* Aim: Reproduce the material word for word; the images stay out.

* Data section:
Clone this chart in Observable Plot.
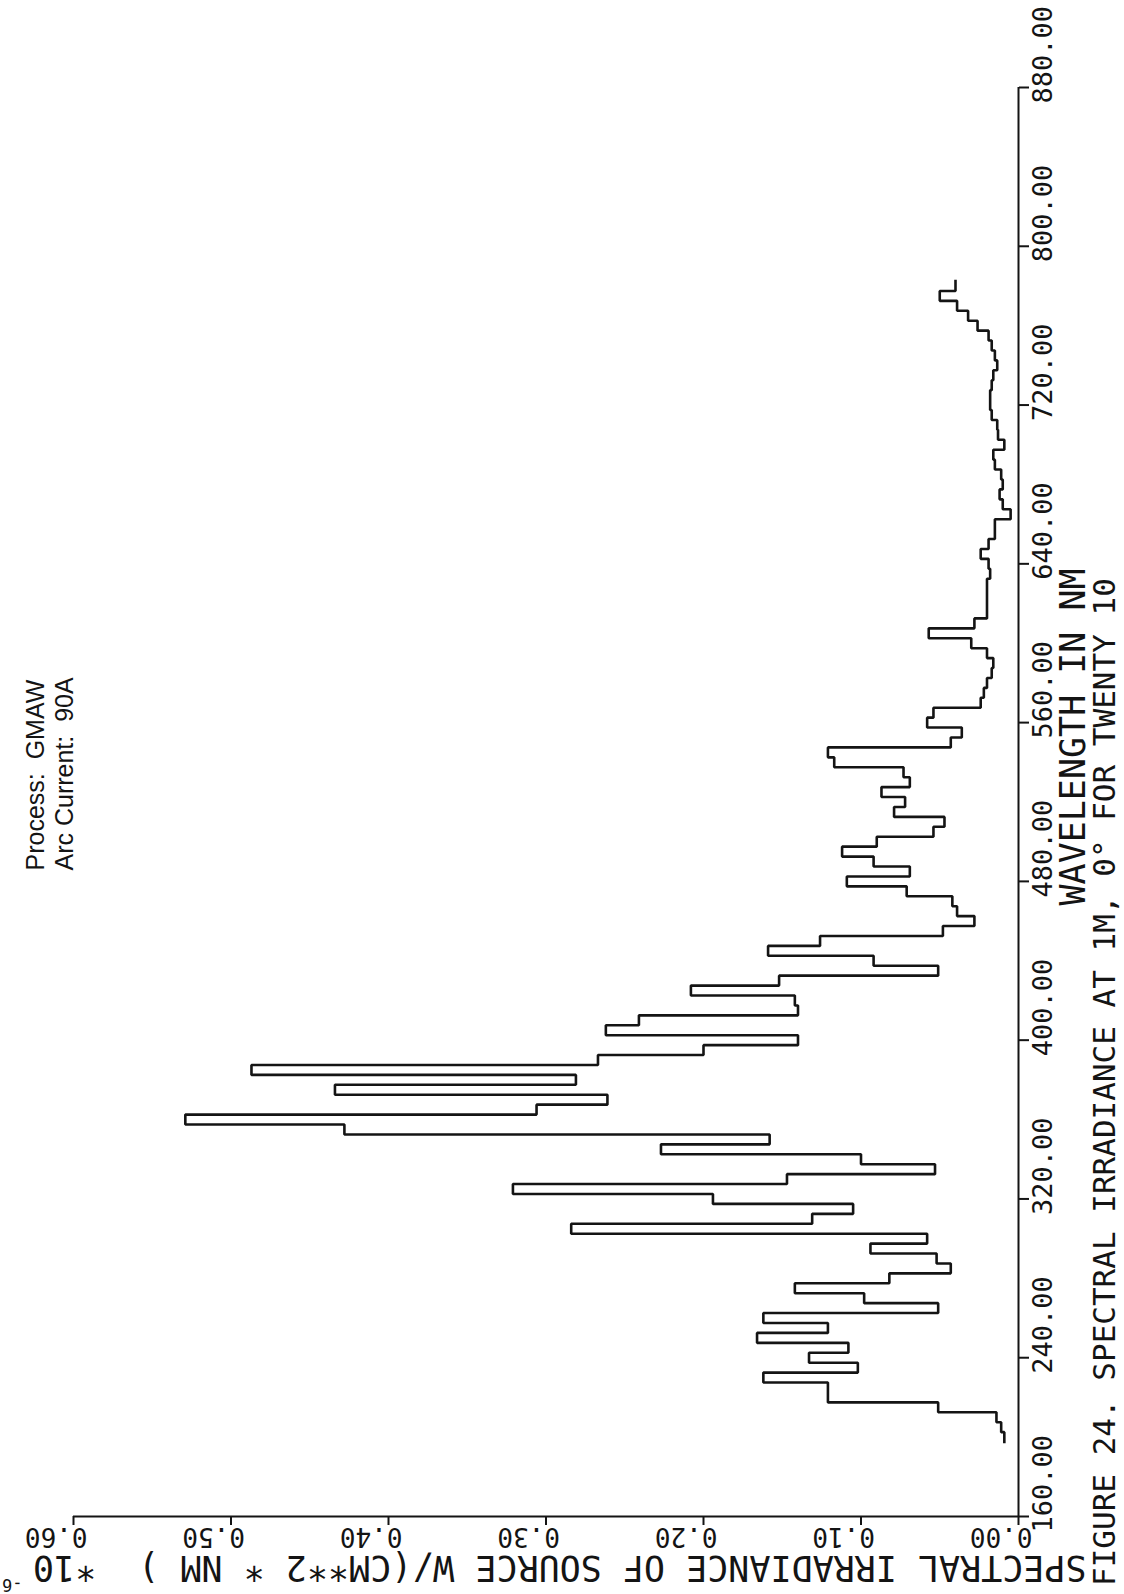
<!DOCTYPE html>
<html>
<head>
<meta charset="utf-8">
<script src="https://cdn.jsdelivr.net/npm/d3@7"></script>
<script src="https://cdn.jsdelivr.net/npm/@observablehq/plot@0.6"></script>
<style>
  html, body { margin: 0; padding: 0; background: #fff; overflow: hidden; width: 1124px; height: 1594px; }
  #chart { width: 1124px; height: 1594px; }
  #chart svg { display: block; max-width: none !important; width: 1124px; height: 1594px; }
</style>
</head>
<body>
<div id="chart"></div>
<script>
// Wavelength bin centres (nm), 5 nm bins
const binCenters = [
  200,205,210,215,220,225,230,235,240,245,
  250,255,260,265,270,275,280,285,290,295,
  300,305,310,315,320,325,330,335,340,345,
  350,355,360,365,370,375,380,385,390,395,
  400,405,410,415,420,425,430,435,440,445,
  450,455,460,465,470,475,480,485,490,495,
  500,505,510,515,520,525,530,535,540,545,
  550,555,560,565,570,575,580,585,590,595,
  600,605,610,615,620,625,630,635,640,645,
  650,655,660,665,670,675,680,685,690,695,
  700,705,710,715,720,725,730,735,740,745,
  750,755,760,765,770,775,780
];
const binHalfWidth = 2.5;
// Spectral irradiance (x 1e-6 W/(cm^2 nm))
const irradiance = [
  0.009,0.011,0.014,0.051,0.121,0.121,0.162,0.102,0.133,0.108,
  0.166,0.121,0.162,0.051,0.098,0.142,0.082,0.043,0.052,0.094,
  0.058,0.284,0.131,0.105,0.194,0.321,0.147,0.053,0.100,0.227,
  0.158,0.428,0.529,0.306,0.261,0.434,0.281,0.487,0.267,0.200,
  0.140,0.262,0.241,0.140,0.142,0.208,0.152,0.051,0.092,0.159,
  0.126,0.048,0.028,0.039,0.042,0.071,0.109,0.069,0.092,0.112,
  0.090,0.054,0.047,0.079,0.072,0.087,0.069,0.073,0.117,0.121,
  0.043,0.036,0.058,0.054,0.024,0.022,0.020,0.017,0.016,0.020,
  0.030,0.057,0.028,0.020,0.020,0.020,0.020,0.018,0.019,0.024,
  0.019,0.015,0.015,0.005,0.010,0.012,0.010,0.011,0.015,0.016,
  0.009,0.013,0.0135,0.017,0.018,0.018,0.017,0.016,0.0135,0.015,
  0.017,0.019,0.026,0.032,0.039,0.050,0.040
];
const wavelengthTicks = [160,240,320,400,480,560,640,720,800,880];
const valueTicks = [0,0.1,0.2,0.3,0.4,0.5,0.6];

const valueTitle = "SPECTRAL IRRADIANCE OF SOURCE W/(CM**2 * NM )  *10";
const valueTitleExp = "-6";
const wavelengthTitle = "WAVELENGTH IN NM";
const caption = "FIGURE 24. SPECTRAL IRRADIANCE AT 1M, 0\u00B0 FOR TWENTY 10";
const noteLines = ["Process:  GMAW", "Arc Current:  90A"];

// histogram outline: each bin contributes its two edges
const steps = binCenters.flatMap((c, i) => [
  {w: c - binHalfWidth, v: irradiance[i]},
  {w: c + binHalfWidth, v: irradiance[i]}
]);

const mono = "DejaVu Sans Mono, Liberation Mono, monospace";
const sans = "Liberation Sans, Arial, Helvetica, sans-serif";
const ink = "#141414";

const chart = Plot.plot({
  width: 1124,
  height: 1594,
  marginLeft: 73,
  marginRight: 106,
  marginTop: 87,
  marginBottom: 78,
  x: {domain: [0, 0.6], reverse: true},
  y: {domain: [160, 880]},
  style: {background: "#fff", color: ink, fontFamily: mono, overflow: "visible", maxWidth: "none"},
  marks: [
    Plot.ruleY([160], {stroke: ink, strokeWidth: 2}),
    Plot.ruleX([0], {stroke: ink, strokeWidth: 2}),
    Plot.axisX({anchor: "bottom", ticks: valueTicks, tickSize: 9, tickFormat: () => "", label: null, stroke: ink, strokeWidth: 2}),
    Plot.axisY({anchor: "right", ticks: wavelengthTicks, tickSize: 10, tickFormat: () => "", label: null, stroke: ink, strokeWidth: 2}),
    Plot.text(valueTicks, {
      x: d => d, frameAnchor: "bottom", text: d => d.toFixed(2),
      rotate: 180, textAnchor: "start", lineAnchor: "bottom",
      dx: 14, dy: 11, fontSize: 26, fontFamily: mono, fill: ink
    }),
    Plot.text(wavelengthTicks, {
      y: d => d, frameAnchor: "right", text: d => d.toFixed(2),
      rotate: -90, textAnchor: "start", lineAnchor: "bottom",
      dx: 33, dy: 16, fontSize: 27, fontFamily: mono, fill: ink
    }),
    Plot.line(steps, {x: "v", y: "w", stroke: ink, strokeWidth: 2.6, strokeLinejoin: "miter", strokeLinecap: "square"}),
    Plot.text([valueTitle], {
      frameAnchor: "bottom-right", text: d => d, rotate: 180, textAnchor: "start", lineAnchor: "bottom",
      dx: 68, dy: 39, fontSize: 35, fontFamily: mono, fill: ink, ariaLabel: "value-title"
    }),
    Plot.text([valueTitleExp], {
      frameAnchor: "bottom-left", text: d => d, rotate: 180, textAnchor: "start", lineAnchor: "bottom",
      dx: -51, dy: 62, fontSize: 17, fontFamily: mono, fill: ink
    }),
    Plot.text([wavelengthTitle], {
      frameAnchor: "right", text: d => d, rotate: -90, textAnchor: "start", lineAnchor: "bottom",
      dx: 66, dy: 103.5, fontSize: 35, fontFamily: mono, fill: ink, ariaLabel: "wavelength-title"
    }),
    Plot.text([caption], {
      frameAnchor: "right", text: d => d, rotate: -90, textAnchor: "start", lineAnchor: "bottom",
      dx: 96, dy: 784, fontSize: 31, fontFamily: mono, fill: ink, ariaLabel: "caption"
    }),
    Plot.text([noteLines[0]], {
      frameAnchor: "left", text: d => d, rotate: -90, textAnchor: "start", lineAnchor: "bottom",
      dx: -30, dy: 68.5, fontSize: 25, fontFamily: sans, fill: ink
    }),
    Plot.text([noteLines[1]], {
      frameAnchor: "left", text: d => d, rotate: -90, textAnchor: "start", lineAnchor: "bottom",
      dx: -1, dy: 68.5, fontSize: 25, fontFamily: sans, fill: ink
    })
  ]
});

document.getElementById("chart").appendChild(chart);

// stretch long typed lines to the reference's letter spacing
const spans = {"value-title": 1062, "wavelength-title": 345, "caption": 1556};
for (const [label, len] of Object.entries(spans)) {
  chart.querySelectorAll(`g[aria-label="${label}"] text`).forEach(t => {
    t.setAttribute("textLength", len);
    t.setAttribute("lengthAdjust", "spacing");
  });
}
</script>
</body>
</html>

* Response to the task:
Clone this chart in Observable Plot.
<!DOCTYPE html>
<html>
<head>
<meta charset="utf-8">
<script src="https://cdn.jsdelivr.net/npm/d3@7"></script>
<script src="https://cdn.jsdelivr.net/npm/@observablehq/plot@0.6"></script>
<style>
  html, body { margin: 0; padding: 0; background: #fff; overflow: hidden; width: 1124px; height: 1594px; }
  #chart { width: 1124px; height: 1594px; }
  #chart svg { display: block; max-width: none !important; width: 1124px; height: 1594px; }
</style>
</head>
<body>
<div id="chart"></div>
<script>
// Wavelength bin centres (nm), 5 nm bins
const binCenters = [
  200,205,210,215,220,225,230,235,240,245,
  250,255,260,265,270,275,280,285,290,295,
  300,305,310,315,320,325,330,335,340,345,
  350,355,360,365,370,375,380,385,390,395,
  400,405,410,415,420,425,430,435,440,445,
  450,455,460,465,470,475,480,485,490,495,
  500,505,510,515,520,525,530,535,540,545,
  550,555,560,565,570,575,580,585,590,595,
  600,605,610,615,620,625,630,635,640,645,
  650,655,660,665,670,675,680,685,690,695,
  700,705,710,715,720,725,730,735,740,745,
  750,755,760,765,770,775,780
];
const binHalfWidth = 2.5;
// Spectral irradiance (x 1e-6 W/(cm^2 nm))
const irradiance = [
  0.009,0.011,0.014,0.051,0.121,0.121,0.162,0.102,0.133,0.108,
  0.166,0.121,0.162,0.051,0.098,0.142,0.082,0.043,0.052,0.094,
  0.058,0.284,0.131,0.105,0.194,0.321,0.147,0.053,0.100,0.227,
  0.158,0.428,0.529,0.306,0.261,0.434,0.281,0.487,0.267,0.200,
  0.140,0.262,0.241,0.140,0.142,0.208,0.152,0.051,0.092,0.159,
  0.126,0.048,0.028,0.039,0.042,0.071,0.109,0.069,0.092,0.112,
  0.090,0.054,0.047,0.079,0.072,0.087,0.069,0.073,0.117,0.121,
  0.043,0.036,0.058,0.054,0.024,0.022,0.020,0.017,0.016,0.020,
  0.030,0.057,0.028,0.020,0.020,0.020,0.020,0.018,0.019,0.024,
  0.019,0.015,0.015,0.005,0.010,0.012,0.010,0.011,0.015,0.016,
  0.009,0.013,0.0135,0.017,0.018,0.018,0.017,0.016,0.0135,0.015,
  0.017,0.019,0.026,0.032,0.039,0.050,0.040
];
const wavelengthTicks = [160,240,320,400,480,560,640,720,800,880];
const valueTicks = [0,0.1,0.2,0.3,0.4,0.5,0.6];

const valueTitle = "SPECTRAL IRRADIANCE OF SOURCE W/(CM**2 * NM )  *10";
const valueTitleExp = "-6";
const wavelengthTitle = "WAVELENGTH IN NM";
const caption = "FIGURE 24. SPECTRAL IRRADIANCE AT 1M, 0\u00B0 FOR TWENTY 10";
const noteLines = ["Process:  GMAW", "Arc Current:  90A"];

// histogram outline: each bin contributes its two edges
const steps = binCenters.flatMap((c, i) => [
  {w: c - binHalfWidth, v: irradiance[i]},
  {w: c + binHalfWidth, v: irradiance[i]}
]);

const mono = "DejaVu Sans Mono, Liberation Mono, monospace";
const sans = "Liberation Sans, Arial, Helvetica, sans-serif";
const ink = "#141414";

const chart = Plot.plot({
  width: 1124,
  height: 1594,
  marginLeft: 73,
  marginRight: 106,
  marginTop: 87,
  marginBottom: 78,
  x: {domain: [0, 0.6], reverse: true},
  y: {domain: [160, 880]},
  style: {background: "#fff", color: ink, fontFamily: mono, overflow: "visible", maxWidth: "none"},
  marks: [
    Plot.ruleY([160], {stroke: ink, strokeWidth: 2}),
    Plot.ruleX([0], {stroke: ink, strokeWidth: 2}),
    Plot.axisX({anchor: "bottom", ticks: valueTicks, tickSize: 9, tickFormat: () => "", label: null, stroke: ink, strokeWidth: 2}),
    Plot.axisY({anchor: "right", ticks: wavelengthTicks, tickSize: 10, tickFormat: () => "", label: null, stroke: ink, strokeWidth: 2}),
    Plot.text(valueTicks, {
      x: d => d, frameAnchor: "bottom", text: d => d.toFixed(2),
      rotate: 180, textAnchor: "start", lineAnchor: "bottom",
      dx: 14, dy: 11, fontSize: 26, fontFamily: mono, fill: ink
    }),
    Plot.text(wavelengthTicks, {
      y: d => d, frameAnchor: "right", text: d => d.toFixed(2),
      rotate: -90, textAnchor: "start", lineAnchor: "bottom",
      dx: 33, dy: 16, fontSize: 27, fontFamily: mono, fill: ink
    }),
    Plot.line(steps, {x: "v", y: "w", stroke: ink, strokeWidth: 2.6, strokeLinejoin: "miter", strokeLinecap: "square"}),
    Plot.text([valueTitle], {
      frameAnchor: "bottom-right", text: d => d, rotate: 180, textAnchor: "start", lineAnchor: "bottom",
      dx: 68, dy: 39, fontSize: 35, fontFamily: mono, fill: ink, ariaLabel: "value-title"
    }),
    Plot.text([valueTitleExp], {
      frameAnchor: "bottom-left", text: d => d, rotate: 180, textAnchor: "start", lineAnchor: "bottom",
      dx: -51, dy: 62, fontSize: 17, fontFamily: mono, fill: ink
    }),
    Plot.text([wavelengthTitle], {
      frameAnchor: "right", text: d => d, rotate: -90, textAnchor: "start", lineAnchor: "bottom",
      dx: 66, dy: 103.5, fontSize: 35, fontFamily: mono, fill: ink, ariaLabel: "wavelength-title"
    }),
    Plot.text([caption], {
      frameAnchor: "right", text: d => d, rotate: -90, textAnchor: "start", lineAnchor: "bottom",
      dx: 96, dy: 784, fontSize: 31, fontFamily: mono, fill: ink, ariaLabel: "caption"
    }),
    Plot.text([noteLines[0]], {
      frameAnchor: "left", text: d => d, rotate: -90, textAnchor: "start", lineAnchor: "bottom",
      dx: -30, dy: 68.5, fontSize: 25, fontFamily: sans, fill: ink
    }),
    Plot.text([noteLines[1]], {
      frameAnchor: "left", text: d => d, rotate: -90, textAnchor: "start", lineAnchor: "bottom",
      dx: -1, dy: 68.5, fontSize: 25, fontFamily: sans, fill: ink
    })
  ]
});

document.getElementById("chart").appendChild(chart);

// stretch long typed lines to the reference's letter spacing
const spans = {"value-title": 1062, "wavelength-title": 345, "caption": 1556};
for (const [label, len] of Object.entries(spans)) {
  chart.querySelectorAll(`g[aria-label="${label}"] text`).forEach(t => {
    t.setAttribute("textLength", len);
    t.setAttribute("lengthAdjust", "spacing");
  });
}
</script>
</body>
</html>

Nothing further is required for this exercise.